Financial contributions come from foundations concerned with health care, he said, adding that the NC Dental Society is a big sponsor.
“We’ve had super cooperation with 30 special care groups around the state,” Milner said. “Now we’re the largest special care organization in the country. It all started in Asheboro but most folks don’t know what we do.
“There’s so much need we had to grow slowly,” he said. “We’re trying to find providers wanting to do something different, especially when it comes to behaviors. This is not for everybody.”
Special care isn’t taught by dental schools, he said, but Access Dental is working with schools in the state “to teach in a community setting. We need a pipeline of dental graduates. We’re educating future providers and administrators in training.”
Milner said they’re doing research projects with the UNC-Chapel Hill Adams School of Dentistry and the East Carolina University School of Dental Medicine.
Access Dental has a four-fold mission: clinical, education, advocacy and research. And word is getting out.
“We started here and slowly built the mission. Now, the State of Georgia is knocking on our door wanting to start a program,” Milner said.
The local group, he said, “had to invent the equipment. Over 25 years, we’ve developed the delivery system. Now we’re going to be selling to other programs.”
Access Dental trucks are parked behind the office ready to go to where the patients are.
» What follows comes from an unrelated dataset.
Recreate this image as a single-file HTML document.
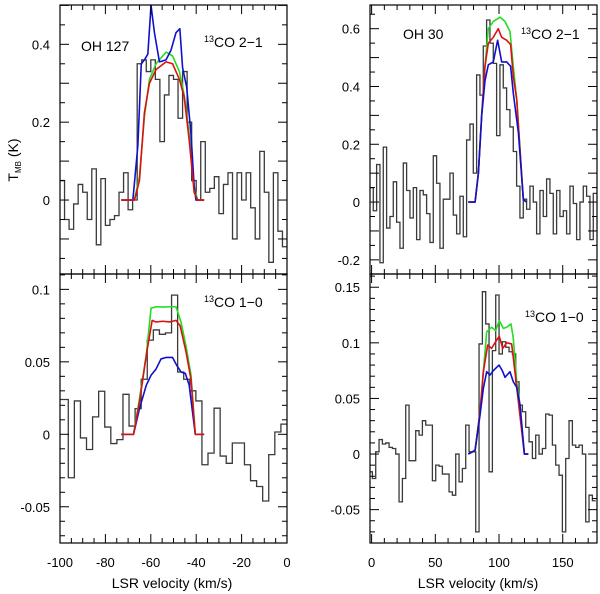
<!DOCTYPE html>
<html><head><meta charset="utf-8"><style>
html,body{margin:0;padding:0;background:#fff;}
svg{display:block;font-family:"Liberation Sans",sans-serif;}
</style></head><body>
<svg id="chart" width="600" height="594" viewBox="0 0 600 594" xmlns="http://www.w3.org/2000/svg"></svg>
<script>
// ---- Top-left: OH 127 13CO 2-1 ----
const tlObsStart = -100, tlObsWidth = 2;
const tlObs = [0.05,-0.05,-0.075,-0.01,0.04,0.02,-0.05,0.08,-0.115,0.055,-0.065,-0.05,-0.04,0.02,0.07,-0.025,0.0,0.35,0.36,0.33,0.36,0.31,0.15,0.27,0.32,0.31,0.21,0.33,0.2,0.05,0.0,0.15,0.02,0.03,0.06,-0.035,0.04,0.07,-0.1,0.07,0.0,0.07,-0.02,-0.1,0.125,0.02,-0.16,0.07,-0.08,-0.12];
const tlBlueV = [-73,-67.9,-65.7,-64.2,-62.8,-61.3,-59.9,-58.4,-56.2,-53.3,-51.1,-48.9,-47.2,-46,-44.2,-42.3,-40.9,-40.1,-36.5];
const tlBlueT = [0,0,0.14,0.35,0.36,0.375,0.50,0.43,0.355,0.36,0.385,0.43,0.44,0.34,0.29,0.17,0.035,0,0];
const tlGreenV = [-73,-67.2,-65,-62.8,-60.6,-57.7,-53.3,-50.4,-47.4,-45.3,-43.1,-40.9,-39.4,-36.5];
const tlGreenT = [0,0,0.06,0.215,0.31,0.35,0.38,0.37,0.33,0.27,0.17,0.035,0,0];
const tlRedV = [-73,-67.2,-65,-62.8,-60.6,-57.7,-53.3,-50.4,-47.4,-45.3,-43.1,-40.9,-39.4,-36.5];
const tlRedT = [0,0,0.05,0.225,0.30,0.335,0.355,0.35,0.31,0.265,0.155,0.02,0,0];
const tlYLabels = [0,0.2,0.4];

// ---- Top-right: OH 30 13CO 2-1 ----
const trObsStart = -1.3, trObsWidth = 2.616;
const trObs = [0.05,-0.03,0.13,-0.21,0.19,-0.09,-0.05,0.07,-0.07,-0.16,0.135,0.04,-0.055,0.05,-0.13,0.04,0.025,-0.04,-0.14,0.16,0.065,-0.16,0.01,0.01,0.1,-0.045,-0.11,0.02,-0.12,0.215,0.27,0.1,0.44,0.37,0.54,0.63,0.55,0.48,0.23,0.475,0.395,0.32,0.26,0.175,0.055,-0.055,0.01,-0.025,0.055,0.0,-0.11,0.04,-0.05,0.08,0.03,-0.11,0.04,-0.05,-0.03,-0.11,0.055,-0.005,-0.13,0.0,0.055,0.02,-0.13,0.03];
const trGreenV = [75.9,81.2,83.8,86.4,89.0,91.6,95.5,100.8,104.7,108.6,111.2,113.9,116.5,119.1,121.7];
const trGreenT = [0,0,0.1,0.3,0.47,0.6,0.625,0.64,0.625,0.59,0.47,0.355,0.18,0.008,0];
const trRedV = [75.9,81.2,83.8,86.4,89.0,91.6,95.5,99.4,102.1,106.0,109.1,111.2,113.9,116.5,119.1,121.7];
const trRedT = [0,0,0.1,0.3,0.47,0.55,0.57,0.60,0.57,0.56,0.545,0.435,0.355,0.18,0.008,0];
const trBlueV = [75.9,81.2,83.8,86.4,89.0,91.6,95.5,98.9,102.1,106.0,109.1,111.2,115.2,119.1,121.7];
const trBlueT = [0,0,0.1,0.3,0.42,0.475,0.485,0.56,0.485,0.485,0.47,0.377,0.24,0.008,0];
const trYLabels = [-0.2,0,0.2,0.4,0.6];

// ---- Bottom-left: OH 127 13CO 1-0 ----
const blObsStart = -101.7, blObsWidth = 2.676;
const blObs = [0.024,0.024,-0.030,0.023,-0.0025,-0.0105,0.012,0.0297,0.005,-0.0064,-0.0037,0.0276,0.0057,0.0177,0.038,0.065,0.072,0.069,0.070,0.096,0.043,0.038,0.030,0.023,-0.021,-0.013,0.018,-0.015,-0.020,-0.006,-0.006,-0.021,-0.032,-0.036,-0.046,-0.014,0.0016,0.007];
const blGreenV = [-73,-67.6,-65,-62,-59.9,-57.7,-54.7,-51.8,-48.9,-46.7,-44.5,-42.3,-40.4,-36.5];
const blGreenT = [0,0,0.0246,0.0545,0.087,0.088,0.0878,0.088,0.088,0.0775,0.061,0.041,0,0];
const blRedV = [-73,-67.6,-65,-62,-59.4,-57.7,-54.7,-51.8,-48.9,-47.1,-44.5,-42.3,-40.4,-36.5];
const blRedT = [0,0,0.022,0.0545,0.0786,0.0775,0.078,0.0775,0.0786,0.075,0.057,0.038,0,0];
const blBlueV = [-73,-67.6,-65,-62,-59.9,-57.7,-55.5,-53.3,-50.4,-48.6,-46.7,-44.8,-43.1,-40.4,-36.5];
const blBlueT = [0,0,0.0177,0.0338,0.0407,0.045,0.052,0.053,0.053,0.0476,0.043,0.042,0.034,0,0];
const blYLabels = [-0.05,0,0.05,0.1];
const leftXLabels = [-100,-80,-60,-40,-20,0];

// ---- Bottom-right: OH 30 13CO 1-0 ----
const brObsStart = -2.0, brObsWidth = 2.616;
const brObs = [-0.016,-0.022,0.002,0.013,0.009,0.010,0.006,0.005,0.0,-0.043,-0.022,0.044,-0.006,-0.006,0.021,0.017,0.030,0.026,0.026,-0.024,-0.010,-0.011,-0.018,-0.018,-0.034,-0.037,0.0,-0.025,-0.013,0.026,0.002,0.002,-0.070,0.099,0.146,0.117,-0.016,0.093,0.143,0.090,0.101,0.096,0.092,0.090,0.065,0.044,0.038,0.024,0.011,-0.004,0.017,0.0,0.005,0.036,0.035,0.008,-0.010,-0.019,-0.070,-0.004,0.030,0.008,0.006,0.008,0.0,-0.061,-0.037,-0.042];
const brGreenV = [75.9,81.2,85.1,87.7,90.3,94.2,97.4,100.2,103.4,106.0,109.4,111.2,113.9,116.5,119.9,123.0];
const brGreenT = [0,0.0033,0.038,0.074,0.11,0.114,0.111,0.12,0.113,0.114,0.117,0.104,0.065,0.044,0,0];
const brRedV = [75.9,81.2,85.1,87.7,91.1,94.2,96.8,100.2,102.9,106.0,109.9,112.5,115.2,119.9,123.0];
const brRedT = [0,0.0033,0.038,0.074,0.098,0.095,0.1,0.106,0.095,0.10,0.099,0.074,0.047,0,0];
const brBlueV = [75.9,81.2,85.1,87.7,90.3,92.9,95.5,100.0,102.6,104.7,108.6,111.2,113.9,116.5,119.9,123.0];
const brBlueT = [0,0.0033,0.035,0.059,0.074,0.071,0.075,0.08,0.075,0.069,0.074,0.065,0.06,0.044,0,0];
const brYLabels = [-0.05,0,0.05,0.1,0.15];
const rightXLabels = [0,50,100,150];

const NS = "http://www.w3.org/2000/svg";
const svg = document.getElementById('chart');
function mk(tag, attrs, parent){
  const e = document.createElementNS(NS, tag);
  for (const k in attrs) e.setAttribute(k, attrs[k]);
  (parent||svg).appendChild(e);
  return e;
}
let clipId = 0;
function panel(p){
  const g = mk('g', {});
  
  
  const sx = v => p.x0 + (v - p.xd[0]) / (p.xd[1] - p.xd[0]) * (p.x1 - p.x0);
  const sy = t => p.y1 - (t - p.yd[0]) / (p.yd[1] - p.yd[0]) * (p.y1 - p.y0);
  const cid = 'clip' + (clipId++);
  const cp = mk('clipPath', {id: cid}, g);
  mk('rect', {x: p.x0, y: p.y0, width: p.x1 - p.x0, height: p.y1 - p.y0}, cp);
  const inner = mk('g', {'clip-path': 'url(#' + cid + ')'}, g);
  // histogram
  let d = '';
  p.obs.forEach((t, i) => {
    const a = sx(p.obsStart + i * p.obsWidth), b = sx(p.obsStart + (i + 1) * p.obsWidth);
    d += (i === 0 ? 'M' : 'L') + a.toFixed(2) + ',' + sy(t).toFixed(2) + 'L' + b.toFixed(2) + ',' + sy(t).toFixed(2);
  });
  const h = mk('path', {d: d, fill: 'none', stroke: '#3a3a3a', 'stroke-width': 1.3}, inner);
  
  
  p.models.forEach(m => {
    const pts = m.v.map((v, i) => sx(v).toFixed(2) + ',' + sy(m.t[i]).toFixed(2)).join(' ');
    const l = mk('polyline', {points: pts, fill: 'none', stroke: m.c, 'stroke-width': 1.6, 'stroke-linejoin': 'round'}, inner);
    
    
  });
  // frame
  mk('rect', {x: p.x0, y: p.y0, width: p.x1 - p.x0, height: p.y1 - p.y0, fill: 'none', stroke: '#000', 'stroke-width': 1.2}, g);
  // x ticks
  for (let v = Math.ceil(p.xd[0] / p.xMinor) * p.xMinor; v <= p.xd[1] + 1e-9; v += p.xMinor) {
    const major = Math.abs(v / p.xMajor - Math.round(v / p.xMajor)) < 1e-6;
    const L = major ? 9 : 5, x = sx(v);
    mk('line', {x1: x, x2: x, y1: p.y1, y2: p.y1 - L, stroke: '#000', 'stroke-width': 1}, g);
    mk('line', {x1: x, x2: x, y1: p.y0, y2: p.y0 + L, stroke: '#000', 'stroke-width': 1}, g);
  }
  for (let t = Math.ceil(p.yd[0] / p.yMinor) * p.yMinor; t <= p.yd[1] + 1e-9; t += p.yMinor) {
    const major = Math.abs(t / p.yMajor - Math.round(t / p.yMajor)) < 1e-6;
    const L = major ? 9 : 5, y = sy(t);
    mk('line', {x1: p.x0, x2: p.x0 + L, y1: y, y2: y, stroke: '#000', 'stroke-width': 1}, g);
    mk('line', {x1: p.x1, x2: p.x1 - L, y1: y, y2: y, stroke: '#000', 'stroke-width': 1}, g);
  }
  p.yLabels.forEach(t => {
    const tx = mk('text', {x: p.x0 - 10, y: sy(t) + 5, 'text-anchor': 'end', 'font-size': 13}, g);
    tx.textContent = String(t);
    
    
  });
  if (p.xLabels) p.xLabels.forEach(v => {
    const tx = mk('text', {x: sx(v), y: 567, 'text-anchor': 'middle', 'font-size': 13}, g);
    tx.textContent = String(v);
    
    
  });
}
const left = {x0: 60, x1: 287, xd: [-100, 0], xMinor: 5, xMajor: 20};
const right = {x0: 370, x1: 597, xd: [-1.26, 176.9], xMinor: 10, xMajor: 50};
panel(Object.assign({name: 'panel-oh127-co21', y0: 5, y1: 274, yd: [-0.190, 0.501], yMinor: 0.05, yMajor: 0.1,
  obs: tlObs, obsStart: tlObsStart, obsWidth: tlObsWidth, yLabels: tlYLabels,
  models: [{v: tlGreenV, t: tlGreenT, c: '#22dd22', n: 'model-green'}, {v: tlBlueV, t: tlBlueT, c: '#1010cc', n: 'model-blue'}, {v: tlRedV, t: tlRedT, c: '#dd1111', n: 'model-red'}]}, left));
panel(Object.assign({name: 'panel-oh30-co21', y0: 5, y1: 274, yd: [-0.249, 0.682], yMinor: 0.05, yMajor: 0.1,
  obs: trObs, obsStart: trObsStart, obsWidth: trObsWidth, yLabels: trYLabels,
  models: [{v: trGreenV, t: trGreenT, c: '#22dd22', n: 'model-green'}, {v: trRedV, t: trRedT, c: '#dd1111', n: 'model-red'}, {v: trBlueV, t: trBlueT, c: '#1010cc', n: 'model-blue'}]}, right));
panel(Object.assign({name: 'panel-oh127-co10', y0: 274, y1: 543, yd: [-0.075, 0.1106], yMinor: 0.01, yMajor: 0.05,
  obs: blObs, obsStart: blObsStart, obsWidth: blObsWidth, yLabels: blYLabels, xLabels: leftXLabels,
  models: [{v: blGreenV, t: blGreenT, c: '#22dd22', n: 'model-green'}, {v: blBlueV, t: blBlueT, c: '#1010cc', n: 'model-blue'}, {v: blRedV, t: blRedT, c: '#dd1111', n: 'model-red'}]}, left));
panel(Object.assign({name: 'panel-oh30-co10', y0: 274, y1: 543, yd: [-0.080, 0.1619], yMinor: 0.01, yMajor: 0.05,
  obs: brObs, obsStart: brObsStart, obsWidth: brObsWidth, yLabels: brYLabels, xLabels: rightXLabels,
  models: [{v: brGreenV, t: brGreenT, c: '#22dd22', n: 'model-green'}, {v: brRedV, t: brRedT, c: '#dd1111', n: 'model-red'}, {v: brBlueV, t: brBlueT, c: '#1010cc', n: 'model-blue'}]}, right));
</script>
<svg style="position:absolute;left:0;top:0" width="600" height="594">
  <g font-family="Liberation Sans, sans-serif" font-size="14" fill="#000">
    <text x="81" y="51">OH 127</text>
    <text x="204" y="47"><tspan font-size="9" dy="-5">13</tspan><tspan dy="5">CO  2−1</tspan></text>
    <text x="403" y="39">OH 30</text>
    <text x="521" y="39"><tspan font-size="9" dy="-5">13</tspan><tspan dy="5">CO  2−1</tspan></text>
    <text x="204" y="307"><tspan font-size="9" dy="-5">13</tspan><tspan dy="5">CO  1−0</tspan></text>
    <text x="525" y="322"><tspan font-size="9" dy="-5">13</tspan><tspan dy="5">CO  1−0</tspan></text>
    <text x="172" y="588" text-anchor="middle">LSR velocity (km/s)</text>
    <text x="478" y="588" text-anchor="middle">LSR velocity (km/s)</text>
    <text transform="translate(18,160) rotate(-90)" text-anchor="middle">T<tspan font-size="8" dy="3">MB</tspan><tspan dy="-3"> (K)</tspan></text>
  </g>
</svg>
</body></html>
The trucks are loaded with the dental equipment found in any modern dentist’s office, even X-rays.
The teams can do everything, including crowns, bridges and implants.
In the next year or two, Milner said, “we’ll have the first special care fixed clinic in the state here. It’ll be specially-built for our clients.”
Special needs dental care is so needed, Milner said, that the New Hanover County commissioners “asked us to come down and start a program. The team there is serving the folks in that community.”
Access Dental Care has received a number of awards over the years. Milner said, “We’ve had plenty of compliments, but it’s been done with a lot of help. I worked with Betsy for 30 years and she’s as much a part of this as I am.” He said she was working in Wilmington the day of the interview with Randolph Hub.
Access Dental Care plans a special 25th anniversary celebration in a couple of months which will include many of their clients. And they’re the reason for everything.
Said Milner, “These folks deserve the same quality of care that we get. It’s hard to pull off. No wonder it’s not being done around the country.”
Some of the awards Access Dental Care has received include:
■ The American Dental Association Humanitarian of the Year Award for 2023.
■ The NC Council of Intellectual and Developmental Disabilities Holly Riddle Award for Service.
■ The NC Dental Society Geriatric Dental Health Care Award of 1988.
■ The NC Coalition on Aging 2024 Pioneer Award.